The Netherlands East India Company contracted with the regents of Netherlands India for the compulsory delivery of coffee; and the natives were enjoined to cultivate coffee, the production thus becoming a forced industry worked by government. A "general system of cultivation" was introduced into Java in 1832 by the government, which decreed the employment of forced labor for different products. Coffee-growing was the only forced industry that existed before this system of cultivation, and it was the only government cultivation that survived the abolition of the system in 1905–08. The last direct government interest in coffee was closed out in 1918. From 1870 to 1874, the government plantations yielded an average of 844,854 piculs[63] a year; from 1875 to 1878, the average was 866,674 piculs. Between 1879 and 1883, it rose to 987,682 piculs. From 1884 to 1888, the average annual yield was only 629,942 piculs.

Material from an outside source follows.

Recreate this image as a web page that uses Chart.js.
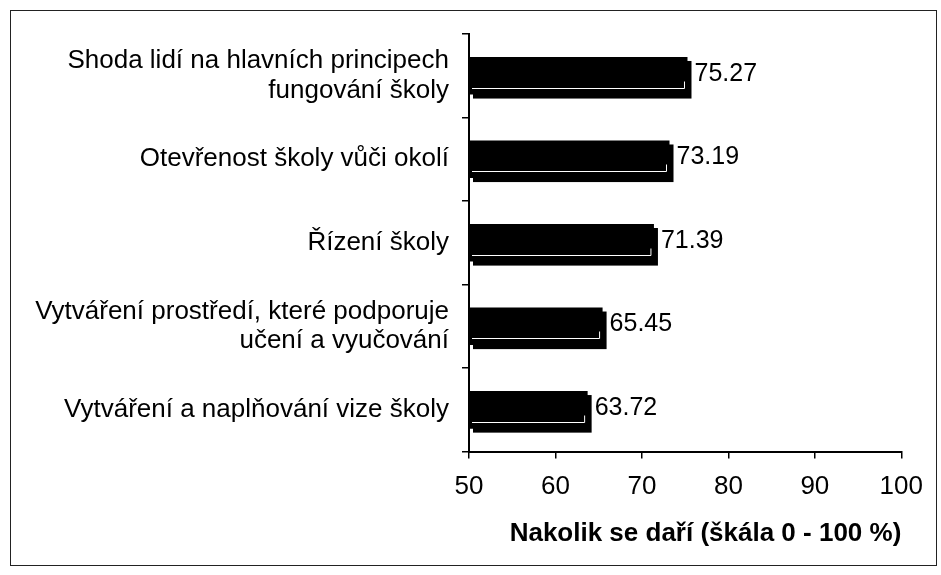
<!DOCTYPE html>
<html lang="cs">
<head>
    <meta charset="UTF-8">
    <title>Nakolik se daří</title>
    <script src="https://cdn.jsdelivr.net/npm/chart.js"></script>
    <style>
        body {
            margin: 0;
            background: #fff;
            font-family: "Liberation Sans", Arial, sans-serif;
        }
        .ramecek {
            position: absolute;
            left: 10px;
            top: 10px;
            width: 925px;
            height: 554px;
            border: 1.5px solid #222;
        }
    </style>
</head>
<body>
    <div class="ramecek">
        <canvas id="graf" width="925" height="554"></canvas>
    </div>

    <script>
        // oblasti a hodnoty
        const oblasti = [
            ["Shoda lidí na hlavních principech", "fungování školy"],
            "Otevřenost školy vůči okolí",
            "Řízení školy",
            ["Vytváření prostředí, které podporuje", "učení a vyučování"],
            "Vytváření a naplňování vize školy"
        ];
        const hodnoty = [75.27, 73.19, 71.39, 65.45, 63.72];
        const osaX = [50, 60, 70, 80, 90, 100];
        const popisX = "Nakolik se daří (škála 0 - 100 %)";

        // začátek sloupce = levý okraj osy (base sloupce je u nuly, mimo graf)
        function zacatek(chart, bar) {
            return Math.max(bar.base, chart.chartArea.left);
        }

        // stín za sloupci (3D efekt jako v Excelu)
        const stin = {
            id: "stin",
            beforeDatasetsDraw(chart) {
                const ctx = chart.ctx;
                ctx.save();
                ctx.fillStyle = "#000";
                chart.getDatasetMeta(0).data.forEach(bar => {
                    const x0 = zacatek(chart, bar);
                    const h = bar.height;
                    ctx.fillRect(x0 + 4, bar.y - h / 2 + 4, bar.x - x0, h);
                });
                ctx.restore();
            }
        };

        // bílá linka dole na sloupci + hodnoty vedle sloupců
        const popisky = {
            id: "popisky",
            afterDatasetsDraw(chart) {
                const ctx = chart.ctx;
                const bary = chart.getDatasetMeta(0).data;
                ctx.save();
                ctx.strokeStyle = "#fff";
                ctx.lineWidth = 1;
                bary.forEach(bar => {
                    const x0 = zacatek(chart, bar);
                    const y = Math.round(bar.y + bar.height / 2 - 7) + 0.5;
                    ctx.beginPath();
                    ctx.moveTo(x0 + 3, y);
                    ctx.lineTo(bar.x - 3, y);
                    ctx.lineTo(bar.x - 3, y - 7);
                    ctx.stroke();
                });
                ctx.fillStyle = "#000";
                ctx.font = "25px 'Liberation Sans', Arial, sans-serif";
                ctx.textBaseline = "middle";
                ctx.textAlign = "left";
                bary.forEach((bar, i) => {
                    ctx.fillText(hodnoty[i].toFixed(2), bar.x + 7, bar.y - 2);
                });
                ctx.restore();
            }
        };

        Chart.defaults.font.family = "'Liberation Sans', Arial, sans-serif";
        Chart.defaults.color = "#000";

        new Chart(document.getElementById("graf"), {
            type: "bar",
            data: {
                labels: oblasti,
                datasets: [{
                    data: hodnoty,
                    backgroundColor: "#000",
                    borderWidth: 0,
                    barPercentage: 0.45,
                    categoryPercentage: 1
                }]
            },
            options: {
                indexAxis: "y",
                responsive: false,
                animation: false,
                layout: { padding: { top: 23, right: 32, bottom: 14, left: 0 } },
                plugins: {
                    legend: { display: false },
                    tooltip: { enabled: false }
                },
                scales: {
                    x: {
                        min: 50,
                        max: 100,
                        afterBuildTicks(scale) {
                            scale.ticks = osaX.map(v => ({ value: v }));
                        },
                        grid: {
                            drawOnChartArea: false,
                            drawTicks: true,
                            tickLength: 7,
                            color: "#000",
                            lineWidth: 1.5
                        },
                        border: { color: "#000", width: 2 },
                        ticks: {
                            padding: 13,
                            font: { size: 26 }
                        },
                        title: {
                            display: true,
                            text: popisX,
                            align: "end",
                            font: { size: 26, weight: "bold" },
                            padding: { top: 2, bottom: 2 }
                        }
                    },
                    y: {
                        afterFit(scale) {
                            scale.width = 458;
                            scale.paddingTop = 0;
                            scale.paddingBottom = 0;
                        },
                        grid: {
                            drawOnChartArea: false,
                            drawTicks: true,
                            tickLength: 7,
                            color: "#000",
                            lineWidth: 1.5,
                            offset: true
                        },
                        border: { color: "#000", width: 2 },
                        ticks: {
                            padding: 13,
                            font: { size: 26, lineHeight: 1.15 }
                        }
                    }
                }
            },
            plugins: [stin, popisky]
        });
    </script>
</body>
</html>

Holland readily adopted the coffee house; and among the earliest coffee pictures preserved to us is one depicting a scene in a Dutch coffee house of the seventeenth century, the work of Adriaen Van Ostade (1610–1675), shown on page 586.
History records no intolerance of coffee in Holland. The Dutch attitude was ever that of the constructionist. Dutch inventors and artisans gave us many new designs in coffee mortars, coffee roasters, and coffee serving-pots.
Chapter VIII
THE INTRODUCTION OF COFFEE INTO GERMANY
The contributions made by German travelers and writers to the literature of the early history of coffee—The first coffee house in Hamburg opened by an English merchant—Famous coffee houses of old Berlin—The first coffee periodical, and the first kaffee-klatsch—Frederick the Great's coffee-roasting monopoly—Coffee persecutions—"Coffee-smellers"—The first coffee king
As we have already seen, Leonhard Rauwolf, in 1573, made his memorable trip to Aleppo and, in 1582, won for Germany the honor of being the first European country to make printed mention of the coffee drink.